# Fishing is on fire...if you can take the waves!



## Capt'n Daddy (Oct 10, 2014)

Just got a chance to post these...

Went on the 17th of Jan..of course NOAA said it was going to be 2ft or less...but ended up being 3-4 with the occasional 5 footer... Anyway, went out in the Robalo 246 targeting AJ's and triggers, but couldn't keep the monster endangered Red Snappper off our lines... biggest was close to 35lbs but we caught 4 over 20lbs. 

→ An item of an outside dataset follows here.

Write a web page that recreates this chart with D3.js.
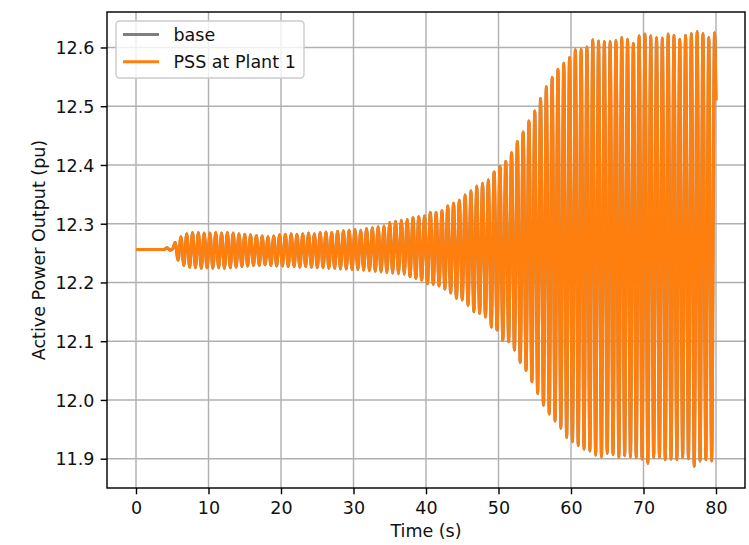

Of course all the big AJ's made it back to the wrecks... got one Nice one...although admittedly, I was not the one who was on the rod..lol 

Tight lines!


----------



## Mac1528 (Mar 24, 2012)

First....Welcome to the forum. You sure do have a super looking catch there. Thanks for sharing the pics. Looks as thou everyone had a good time.


----------



## bcahn (Jan 10, 2013)

First off, welcome to the forum. Second, that's sweet ride you have and third congrats on the happy faces! Cool stuff!!!  This winter has been terrible for off shore reporting, you guys are lucky dudes.


----------



## Jason (Oct 2, 2007)

Yessir.....welcome aboard and sorry you don't have any pics of your friends hanging over the rail!!! You get extra points fer them!!!! Looks like a heck of a day catching!!!


----------



## Capt'n Daddy (Oct 10, 2014)

bcahn said:


> First off, welcome to the forum. Second, that's sweet ride you have and third congrats on the happy faces! Cool stuff!!!  This winter has been terrible for off shore reporting, you guys are lucky dudes.



Thank you! It's been an awesome boat! Handles waves better than any bay boat I looked at... took this boat to the rigs and midnight lump off of LA a couple weeks back in 2-4 ft seas...handled it like a dream! :thumbup:


----------



## bcahn (Jan 10, 2013)

Capt'n Daddy said:


> Thank you! It's been an awesome boat! Handles waves better than any bay boat I looked at... took this boat to the rigs and midnight lump off of LA a couple weeks back in 2-4 ft seas...handled it like a dream! :thumbup:


PM sent!


----------